__TASK TO COMPLETE__.
Extract, in full, the lines below, beginning at the first and ending with the line that contains "fig = plt.figure(figsize=(W". Pictures do not belong in the copy.

__DATA EXTRACT__.
------------------------------------------------------------------------
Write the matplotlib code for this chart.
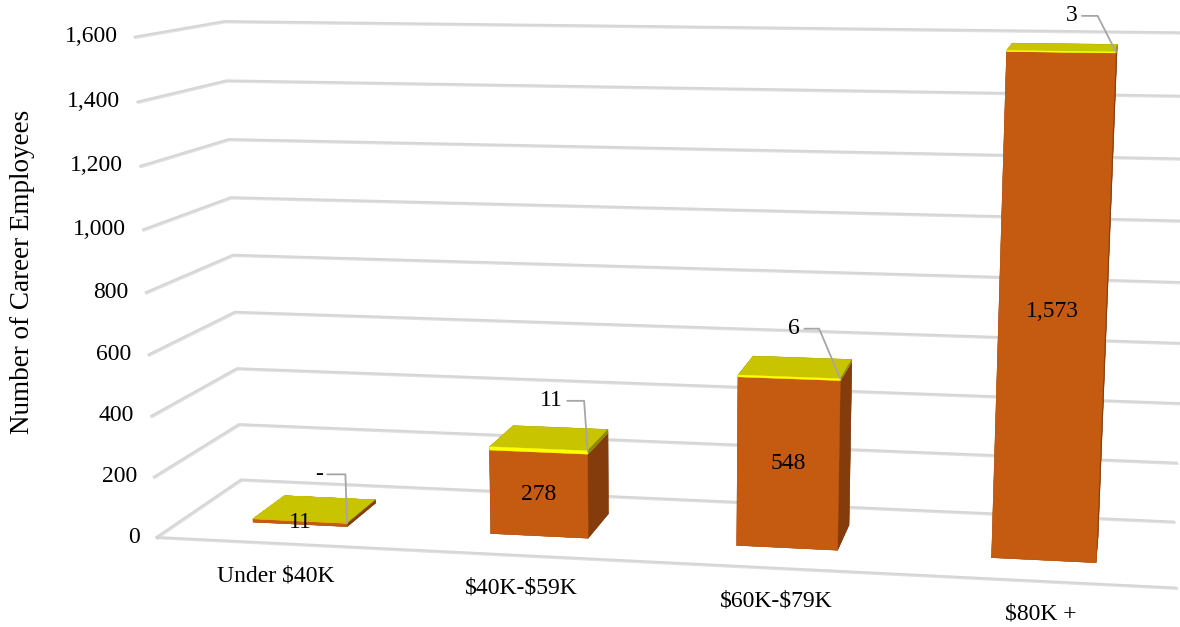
import numpy as np
import matplotlib.pyplot as plt
from matplotlib import patheffects
from mpl_toolkits.mplot3d import proj3d

# career employees by salary band, two stacked series
categories = ['Under $40K', '$40K-$59K', '$60K-$79K', '$80K +']
lower_counts = [11, 278, 548, 1573]
upper_counts = [0, 11, 6, 3]
upper_labels = ['-', '11', '6', '3']
y_ticks = [0, 200, 400, 600, 800, 1000, 1200, 1400, 1600]

# where each callout label sits relative to its bar corner (px) and leader angle
callouts = [(-28, 49, 92), (-36, 50, 94), (-46, 50, 113), (-44, 36, 117)]

plt.rcParams['font.family'] = ['Liberation Serif', 'DejaVu Serif']
plt.rcParams['font.size'] = 17

GRID = '#d6d6d6'
LEADER = '#a6a6a6'
ORANGE_FRONT, ORANGE_SIDE = '#c55a11', '#843c0c'
YELLOW_FRONT, YELLOW_TOP, YELLOW_SIDE = '#ffff00', '#c8c400', '#8a8700'

W, H = 1180, 627
fig = plt.figure(figsize=(W / 100, H / 100), dpi=100)

# camera set-up: one world unit is one category step, values are divided by UNIT
UNIT = 808.0
ELEV, AZIM = 12.7, -79.4
cam = np.array([3.296, -9.449, 2.640])
focal_px = 2582.0
center_px = (655.0, 185.0)   # view axis on the canvas, from bottom-left

e, a = np.radians(ELEV), np.radians(AZIM)
look = -np.array([np.cos(e) * np.cos(a), np.cos(e) * np.sin(a), np.sin(e)])
dist = 10.2
target = cam + dist * look
half = 2.0

ax = fig.add_axes([0, 0, 1, 1], projection='3d', computed_zorder=False)
ax.set_xlim(target[0] - half, target[0] + half)
ax.set_ylim(target[1] - half, target[1] + half)
ax.set_zlim((target[2] - half) * UNIT, (target[2] + half) * UNIT)
ax.set_box_aspect((1, 1, 1))
ax.view_init(elev=ELEV, azim=AZIM, roll=0)
scale = ax._box_aspect[0] / (2 * half)
f = scale * dist / getattr(ax, '_dist', 10)
ax.set_proj_type('persp', focal_length=f)
ax.set_axis_off()

# size the (square) axes so the lens gives focal_px on the canvas
px = focal_px / f
vx0, vx1 = ax.viewLim.intervalx
vy0, vy1 = ax.viewLim.intervaly
ax.set_position([(center_px[0] + vx0 * px) / W, (center_px[1] + vy0 * px) / H,
                 (vx1 - vx0) * px / W, (vy1 - vy0) * px / H])

n = len(categories)
x0, x1 = -0.5, n - 0.5
grid_fx = [patheffects.SimpleLineShadow(offset=(0.6, -0.9), shadow_color='k', alpha=0.12),
           patheffects.Normal()]

# side wall + back wall gridlines, and the front edge of the floor
for t in y_ticks:
    ax.plot([x0, x0, x1], [0, 1, 1], [t, t, t], color=GRID, lw=1.5,
            zorder=1, path_effects=grid_fx)
ax.plot([x0, x1], [0, 0], [0, 0], color=GRID, lw=1.5, zorder=1, path_effects=grid_fx)

bw, bd = 0.4, 0.4
y_front = 0.5 - bd / 2
xs = np.arange(n) - bw / 2

# face order in bar3d: bottom, top, front, back, left, right
lower_faces = [ORANGE_SIDE, YELLOW_TOP, ORANGE_FRONT, ORANGE_SIDE, ORANGE_SIDE, ORANGE_SIDE]
upper_faces = [YELLOW_TOP, YELLOW_TOP, YELLOW_FRONT, YELLOW_SIDE, YELLOW_SIDE, YELLOW_SIDE]
colors = lower_faces * n + upper_faces * n

bx = np.concatenate([xs, xs])
by = np.full(2 * n, y_front)
bz = np.concatenate([np.zeros(n), lower_counts])
bdz = np.concatenate([lower_counts, upper_counts])
ax.bar3d(bx, by, bz, bw, bd, bdz, color=colors, shade=False,
         edgecolor=colors, linewidth=0.3, zorder=2)

M = ax.get_proj()


def put(x, y, z, s, dx=0, dy=0, **kw):
    X, Y, _ = proj3d.proj_transform(x, y, z, M)
    return ax.annotate(s, (X, Y), xytext=(dx, dy), textcoords='offset pixels',
                       annotation_clip=False, parse_math=False, zorder=5, **kw)


for t in y_ticks:
    put(x0, 0, t, f'{t:,}', dx=-17, ha='right', va='center')

for i in range(n):
    put(i, 0, 0, categories[i], dy=-33, ha='center', va='center')
    put(i, y_front, lower_counts[i] / 2, f'{lower_counts[i]:,}', ha='center', va='center')
    top = lower_counts[i] + upper_counts[i]
    dx, dy, ang = callouts[i]
    put(i + bw / 2, y_front, top, upper_labels[i], dx=dx, dy=dy,
        ha='center', va='center',
        arrowprops=dict(arrowstyle='-', color=LEADER, lw=1.3, shrinkA=1, shrinkB=0,
                        connectionstyle=f'angle,angleA=0,angleB={ang},rad=0'))

fig.text(0.019, 0.566, 'Number of Career Employees', rotation=90,
         ha='center', va='center', fontsize=19.5)

fig.savefig('out.png', dpi=100)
------------------------------------------------------------------------
__SOLUTION FOR THIS TASK__.
Write the matplotlib code for this chart.
import numpy as np
import matplotlib.pyplot as plt
from matplotlib import patheffects
from mpl_toolkits.mplot3d import proj3d

# career employees by salary band, two stacked series
categories = ['Under $40K', '$40K-$59K', '$60K-$79K', '$80K +']
lower_counts = [11, 278, 548, 1573]
upper_counts = [0, 11, 6, 3]
upper_labels = ['-', '11', '6', '3']
y_ticks = [0, 200, 400, 600, 800, 1000, 1200, 1400, 1600]

# where each callout label sits relative to its bar corner (px) and leader angle
callouts = [(-28, 49, 92), (-36, 50, 94), (-46, 50, 113), (-44, 36, 117)]

plt.rcParams['font.family'] = ['Liberation Serif', 'DejaVu Serif']
plt.rcParams['font.size'] = 17

GRID = '#d6d6d6'
LEADER = '#a6a6a6'
ORANGE_FRONT, ORANGE_SIDE = '#c55a11', '#843c0c'
YELLOW_FRONT, YELLOW_TOP, YELLOW_SIDE = '#ffff00', '#c8c400', '#8a8700'

W, H = 1180, 627
fig = plt.figure(figsize=(W / 100, H / 100), dpi=100)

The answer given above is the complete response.